È dedicata a Eliseo Mattiacci (Cagli, 1940), protagonista dell’arte contemporanea e pioniere dell’avanguardia italiana di fine anni Sessanta, la mostra antologica Gong, che fino al 14 ottobre 2018 è aperta al pubblico al Forte di Belvedere di Firenze.
Venti sculture all’esterno del Forte e all’interno della Palazzina, oltre a un nutrito gruppo di disegni, circa ottanta, che rendono merito all’attività grafica di Mattiacci. Un esercizio pressoché sciamanico volto a esplorare il sublime del cosmo, orbite di pianeti e di astri, ritmi e geometrie che appartengono all’universo infinito, per tracciare mappe stellari che adesso come milioni di anni fa funzionano in termini anche simbolici, rituali.
Fin dalle prime opere, dalle sculture in ferro veri e propri assemblaggi di nuova inedita arcaicità, Mattiacci ha inteso commisurare e riunificare i gesti umani e l’immaginazione metafisica con la natura insondabile della vita nell’universo e con l’energia incommensurabile nella materia e tra gli astri, con il ciclo cosmico di vita e di morte, quello di essere e non essere, le forze visibili e ancora invisibili nello spazio e nel tempo quali l’attrazione magnetica e la gravità.
«Mi sento attratto dal cielo con le sue stelle e pianeti e, al di là, dalle nostre galassie, è una immaginazione che va oltre, come a voler sfidare la fantasia stessa, come in un sogno – ha dichiarato Mattiacci -. Mi piacerebbe lanciare una mia scultura in orbita nello spazio. Sarebbe davvero un bel sogno sapere che lassù gira una mia forma spaziale».

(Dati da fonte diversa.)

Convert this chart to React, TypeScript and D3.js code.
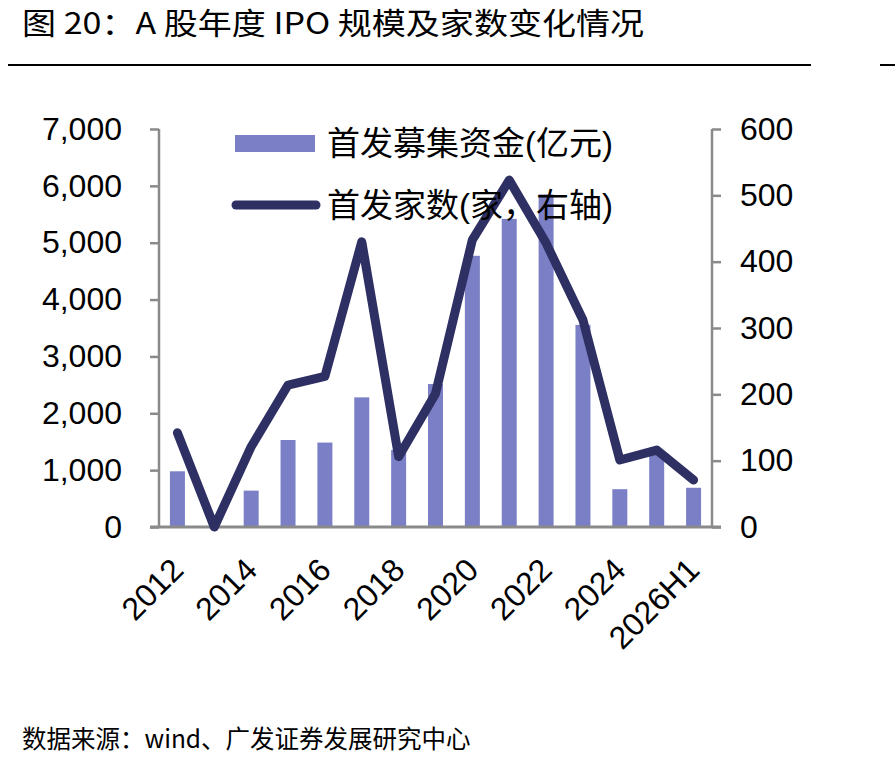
import React, { useEffect, useRef } from 'react';
import * as d3 from 'd3';

// IPO years (2026 is first half only)
const years = ['2012', '2013', '2014', '2015', '2016', '2017', '2018', '2019', '2020', '2021', '2022', '2023', '2024', '2025', '2026H1'];
// capital raised, 100m yuan (left axis)
const raised = [980, 0, 640, 1530, 1485, 2280, 1355, 2515, 4770, 5420, 5850, 3555, 665, 1265, 690];
// number of listings (right axis)
const counts = [142, 0, 121, 214, 227, 430, 106, 201, 433, 523, 428, 312, 101, 116, 71];

const leftTicks = [0, 1000, 2000, 3000, 4000, 5000, 6000, 7000];
const rightTicks = [0, 100, 200, 300, 400, 500, 600];
const xTickLabels = ['2012', '2014', '2016', '2018', '2020', '2022', '2024', '2026H1'];

const barColor = '#7b80c6';
const lineColor = '#2e2f62';
const axisColor = '#8a8a8a';
const numFont = '"Liberation Sans", Arial, "Noto Sans CJK SC", sans-serif';

const App = () => {
  const svgRef = useRef<SVGSVGElement>(null);

  useEffect(() => {
    const svg = d3.select(svgRef.current);
    svg.selectAll('*').remove();

    const plot = { left: 159, right: 712, top: 129, bottom: 527 };

    const x = d3.scaleBand<string>().domain(years).range([plot.left, plot.right]).padding(0);
    const yL = d3.scaleLinear().domain([0, 7000]).range([plot.bottom, plot.top]);
    const yR = d3.scaleLinear().domain([0, 600]).range([plot.bottom, plot.top]);
    const cx = (yr: string) => (x(yr) as number) + x.bandwidth() / 2;

    // title and rule
    svg.append('text')
      .attr('x', 22).attr('y', 34)
      .attr('font-family', '"Noto Sans CJK SC", sans-serif')
      .attr('font-size', 30)
      .attr('font-weight', 400)
      .attr('textLength', 622)
      .attr('lengthAdjust', 'spacingAndGlyphs')
      .attr('fill', '#000')
      .text('图 20：A 股年度 IPO 规模及家数变化情况');

    svg.append('line').attr('x1', 8).attr('x2', 811).attr('y1', 65).attr('y2', 65)
      .attr('stroke', '#000').attr('stroke-width', 2);
    svg.append('line').attr('x1', 880).attr('x2', 895).attr('y1', 65).attr('y2', 65)
      .attr('stroke', '#000').attr('stroke-width', 2);

    // bars
    const barW = 15;
    svg.append('g').selectAll('rect')
      .data(years.map((yr, i) => ({ yr, v: raised[i] })))
      .enter().append('rect')
      .attr('x', d => cx(d.yr) - barW / 2)
      .attr('y', d => yL(d.v))
      .attr('width', barW)
      .attr('height', d => plot.bottom - yL(d.v))
      .attr('fill', barColor);

    // axes
    const styleAxis = (g: d3.Selection<SVGGElement, unknown, null, undefined>) => {
      g.select('.domain').remove();
      g.selectAll('line').attr('stroke', axisColor).attr('stroke-width', 2.5);
      g.selectAll('text').attr('fill', '#000').attr('font-family', numFont).attr('font-size', 32);
    };

    const gl = svg.append('g').attr('transform', `translate(${plot.left},0)`)
      .call(d3.axisLeft(yL).tickValues(leftTicks).tickSize(9).tickPadding(28).tickFormat(d3.format(',')));
    styleAxis(gl);

    const gr = svg.append('g').attr('transform', `translate(${plot.right},0)`)
      .call(d3.axisRight(yR).tickValues(rightTicks).tickSize(9).tickPadding(19).tickFormat(d3.format('d')));
    styleAxis(gr);

    // axis lines
    svg.append('line').attr('x1', plot.left).attr('x2', plot.left).attr('y1', plot.top).attr('y2', plot.bottom)
      .attr('stroke', axisColor).attr('stroke-width', 2.5);
    svg.append('line').attr('x1', plot.right).attr('x2', plot.right).attr('y1', plot.top).attr('y2', plot.bottom)
      .attr('stroke', axisColor).attr('stroke-width', 2.5);
    svg.append('line').attr('x1', plot.left - 9).attr('x2', plot.right + 9).attr('y1', plot.bottom).attr('y2', plot.bottom)
      .attr('stroke', axisColor).attr('stroke-width', 3);

    // rotated category labels
    svg.append('g').selectAll('text')
      .data(xTickLabels)
      .enter().append('text')
      .attr('transform', d => `translate(${cx(d) - 8},${plot.bottom + 29}) rotate(-45)`)
      .attr('text-anchor', 'end')
      .attr('dy', '0.7em')
      .attr('font-family', numFont)
      .attr('font-size', 32)
      .attr('fill', '#000')
      .text(d => d);

    // listings line
    const line = d3.line<number>()
      .x((_, i) => cx(years[i]))
      .y(d => yR(d));

    svg.append('path')
      .datum(counts)
      .attr('d', line)
      .attr('fill', 'none')
      .attr('stroke', lineColor)
      .attr('stroke-width', 9)
      .attr('stroke-linejoin', 'round')
      .attr('stroke-linecap', 'round');

    // legend
    svg.append('rect').attr('x', 235).attr('y', 135).attr('width', 80).attr('height', 17).attr('fill', barColor);
    svg.append('text').attr('x', 327).attr('y', 155)
      .attr('font-family', numFont).attr('font-size', 33).attr('fill', '#000')
      .text('首发募集资金(亿元)');
    svg.append('line').attr('x1', 236).attr('x2', 316).attr('y1', 205).attr('y2', 205)
      .attr('stroke', lineColor).attr('stroke-width', 9).attr('stroke-linecap', 'round');
    svg.append('text').attr('x', 327).attr('y', 217)
      .attr('font-family', numFont).attr('font-size', 33).attr('fill', '#000')
      .text('首发家数(家，右轴)');

    // source note
    svg.append('text').attr('x', 22).attr('y', 748)
      .attr('font-family', '"Noto Sans CJK SC", sans-serif').attr('font-size', 24.5).attr('fill', '#000')
      .text('数据来源：wind、广发证券发展研究中心');
  }, []);

  return (
    <div style={{ position: 'absolute', left: 0, top: 0 }}>
      <svg ref={svgRef} width={895} height={768} style={{ display: 'block', background: '#fff' }} />
    </div>
  );
};

export default App;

Negli spazi interni del Forte, tra le opere storiche non manca il Tubo (1967) di circa sessanta metri di estensione e l’installazione Recupero di un mito (1975), così come trova collocazione l’opera sonora Echi di suoni e cani che abbaiano (1983). Sono altresì esposte opere degli esordi come Scultura lunatica del 1962. Relativamente ai lavori più recenti, un’intera stanza ospita l’installazione con i pianeti in alluminio sulla superficie stratificata in pallini in piombo di La mia idea del cosmo (2001), mentre le grandi eliche in alluminio di Dinamica Verticale (2013) dominano gli spazi al piano terreno. Al primo piano, il pubblico intercetta una sequenza di stanze dedicate tutte al disegno, una vera e propria “mostra nella mostra” che approfondisce in maniera sistematica le dense stagioni di questa pratica costante e ancora poco sondata del lavoro di Mattiacci. Sono esposti disegni che rievocano il clima delle performance degli anni ’70, il ciclo Predisporsi ad un capolavoro cosmico-astronomico del 1980-81, i frottages su metallo dei Campi Magnetici, le Cosmogonie, fino ai recenti Corpi Celesti del 2005-2015.
Uscendo negli ampi giardini terrazzati del Forte di Belvedere, sono collocate le grandi opere in acciaio corten di ispirazione cosmico astronomica, orientate da un lato verso il grande cantiere rinascimentale che è la città di Firenze, dall’altro verso le colline che ospitano l’Osservatorio Astrofisico di Arcetri, non lontano dall’ultima residenza di Galileo Galilei. In questo sistema di riferimenti spaziali sono disposti i lavori realizzati a partire dalla fine degli anni Ottanta fino agli anni più recenti, come i due totem Verso il cielo (1987), Equilibri precari quasi impossibili (1991), Segno australe – Croce del Sud (1991), Gong (1993), Vie del cielo (1995), i dischi di Ordine cosmico (1995-96), Totem con nuvola (1996), e l’inedita Scultura che guarda (1997-2013).